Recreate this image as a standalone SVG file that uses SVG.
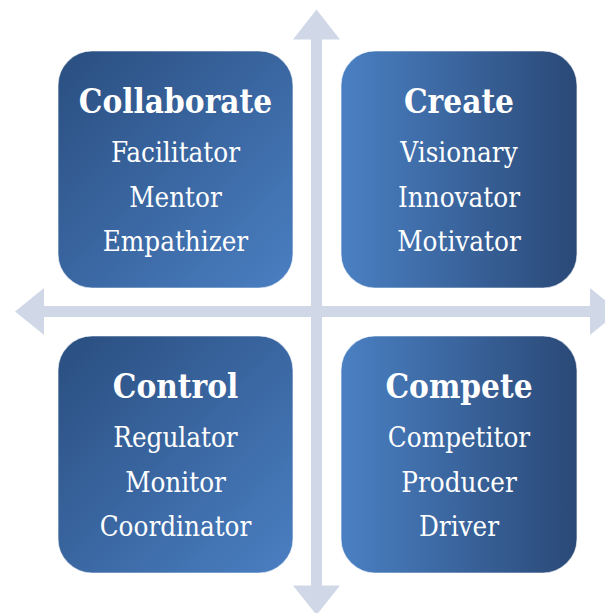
<svg xmlns="http://www.w3.org/2000/svg" width="605" height="613" viewBox="0 0 605 613">
  <defs>
    <linearGradient id="gradDiag" x1="0" y1="0" x2="1" y2="1">
      <stop offset="0" stop-color="#2a4e80"/>
      <stop offset="1" stop-color="#4a7fc2"/>
    </linearGradient>
    <linearGradient id="gradHoriz" x1="0" y1="0" x2="1" y2="0">
      <stop offset="0" stop-color="#4a80c3"/>
      <stop offset="1" stop-color="#2a4977"/>
    </linearGradient>
  </defs>
  <style>
    .box { stroke: #ffffff; stroke-opacity: 0.55; stroke-width: 1.2; }
    .title { font-family: "DejaVu Serif Condensed", "DejaVu Serif", serif; font-stretch: condensed; font-weight: bold; font-size: 33px; fill: #ffffff; text-anchor: middle; }
    .item { font-family: "DejaVu Serif Condensed", "DejaVu Serif", serif; font-stretch: condensed; font-size: 27.5px; fill: #ffffff; text-anchor: middle; }
    .axis { fill: #d0d8e7; }
  </style>

  <rect width="605" height="613" fill="#ffffff"/>

  <!-- axes: two double-headed arrows crossing at the centre -->
  <g id="connectors">
    <polygon class="axis" points="316.5,9.5 340,39.5 322,39.5 322,585.5 340,585.5 316.5,615 293,585.5 311,585.5 311,39.5 293,39.5"/>
    <polygon class="axis" points="15,311.5 44,288 44,306 590,306 590,288 619,311.5 590,335 590,317 44,317 44,335"/>
  </g>

  <g id="collaborate">
    <rect class="box" x="58" y="51" width="235" height="237" rx="34" fill="url(#gradDiag)"/>
    <text class="title" x="175.5" y="113">Collaborate</text>
    <text class="item" x="175.5" y="162">Facilitator</text>
    <text class="item" x="175.5" y="206.5">Mentor</text>
    <text class="item" x="175.5" y="250.5">Empathizer</text>
  </g>

  <g id="create">
    <rect class="box" x="341" y="51" width="236" height="237" rx="34" fill="url(#gradHoriz)"/>
    <text class="title" x="459" y="113">Create</text>
    <text class="item" x="459" y="162">Visionary</text>
    <text class="item" x="459" y="206.5">Innovator</text>
    <text class="item" x="459" y="250.5">Motivator</text>
  </g>

  <g id="control">
    <rect class="box" x="58" y="336" width="235" height="237" rx="34" fill="url(#gradDiag)"/>
    <text class="title" x="175.5" y="398">Control</text>
    <text class="item" x="175.5" y="447">Regulator</text>
    <text class="item" x="175.5" y="491.5">Monitor</text>
    <text class="item" x="175.5" y="535.5">Coordinator</text>
  </g>

  <g id="compete">
    <rect class="box" x="341" y="336" width="236" height="237" rx="34" fill="url(#gradHoriz)"/>
    <text class="title" x="459" y="398">Compete</text>
    <text class="item" x="459" y="447">Competitor</text>
    <text class="item" x="459" y="491.5">Producer</text>
    <text class="item" x="459" y="535.5">Driver</text>
  </g>
</svg>
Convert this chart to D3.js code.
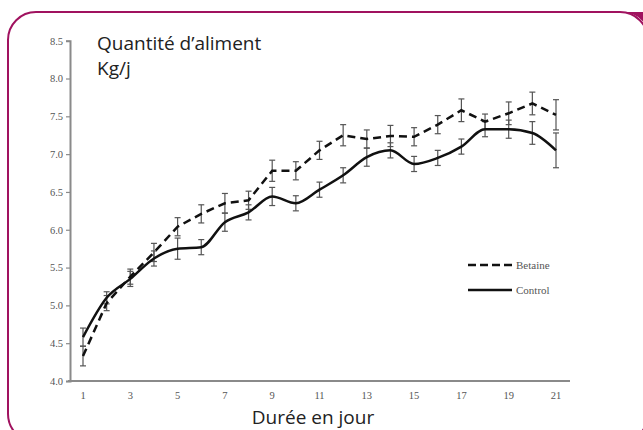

▬▬▬▬▬▬

Transcribe all the lines above exactly, apart from the pictures.

• COMPLETE OUTPUT
Recreate this image as a standalone SVG file that uses SVG.
<svg xmlns="http://www.w3.org/2000/svg" width="605" height="613" viewBox="0 0 605 613">
  <defs>
    <linearGradient id="gradDiag" x1="0" y1="0" x2="1" y2="1">
      <stop offset="0" stop-color="#2a4e80"/>
      <stop offset="1" stop-color="#4a7fc2"/>
    </linearGradient>
    <linearGradient id="gradHoriz" x1="0" y1="0" x2="1" y2="0">
      <stop offset="0" stop-color="#4a80c3"/>
      <stop offset="1" stop-color="#2a4977"/>
    </linearGradient>
  </defs>
  <style>
    .box { stroke: #ffffff; stroke-opacity: 0.55; stroke-width: 1.2; }
    .title { font-family: "DejaVu Serif Condensed", "DejaVu Serif", serif; font-stretch: condensed; font-weight: bold; font-size: 33px; fill: #ffffff; text-anchor: middle; }
    .item { font-family: "DejaVu Serif Condensed", "DejaVu Serif", serif; font-stretch: condensed; font-size: 27.5px; fill: #ffffff; text-anchor: middle; }
    .axis { fill: #d0d8e7; }
  </style>

  <rect width="605" height="613" fill="#ffffff"/>

  <!-- axes: two double-headed arrows crossing at the centre -->
  <g id="connectors">
    <polygon class="axis" points="316.5,9.5 340,39.5 322,39.5 322,585.5 340,585.5 316.5,615 293,585.5 311,585.5 311,39.5 293,39.5"/>
    <polygon class="axis" points="15,311.5 44,288 44,306 590,306 590,288 619,311.5 590,335 590,317 44,317 44,335"/>
  </g>

  <g id="collaborate">
    <rect class="box" x="58" y="51" width="235" height="237" rx="34" fill="url(#gradDiag)"/>
    <text class="title" x="175.5" y="113">Collaborate</text>
    <text class="item" x="175.5" y="162">Facilitator</text>
    <text class="item" x="175.5" y="206.5">Mentor</text>
    <text class="item" x="175.5" y="250.5">Empathizer</text>
  </g>

  <g id="create">
    <rect class="box" x="341" y="51" width="236" height="237" rx="34" fill="url(#gradHoriz)"/>
    <text class="title" x="459" y="113">Create</text>
    <text class="item" x="459" y="162">Visionary</text>
    <text class="item" x="459" y="206.5">Innovator</text>
    <text class="item" x="459" y="250.5">Motivator</text>
  </g>

  <g id="control">
    <rect class="box" x="58" y="336" width="235" height="237" rx="34" fill="url(#gradDiag)"/>
    <text class="title" x="175.5" y="398">Control</text>
    <text class="item" x="175.5" y="447">Regulator</text>
    <text class="item" x="175.5" y="491.5">Monitor</text>
    <text class="item" x="175.5" y="535.5">Coordinator</text>
  </g>

  <g id="compete">
    <rect class="box" x="341" y="336" width="236" height="237" rx="34" fill="url(#gradHoriz)"/>
    <text class="title" x="459" y="398">Compete</text>
    <text class="item" x="459" y="447">Competitor</text>
    <text class="item" x="459" y="491.5">Producer</text>
    <text class="item" x="459" y="535.5">Driver</text>
  </g>
</svg>
Convert this chart to D3.js code.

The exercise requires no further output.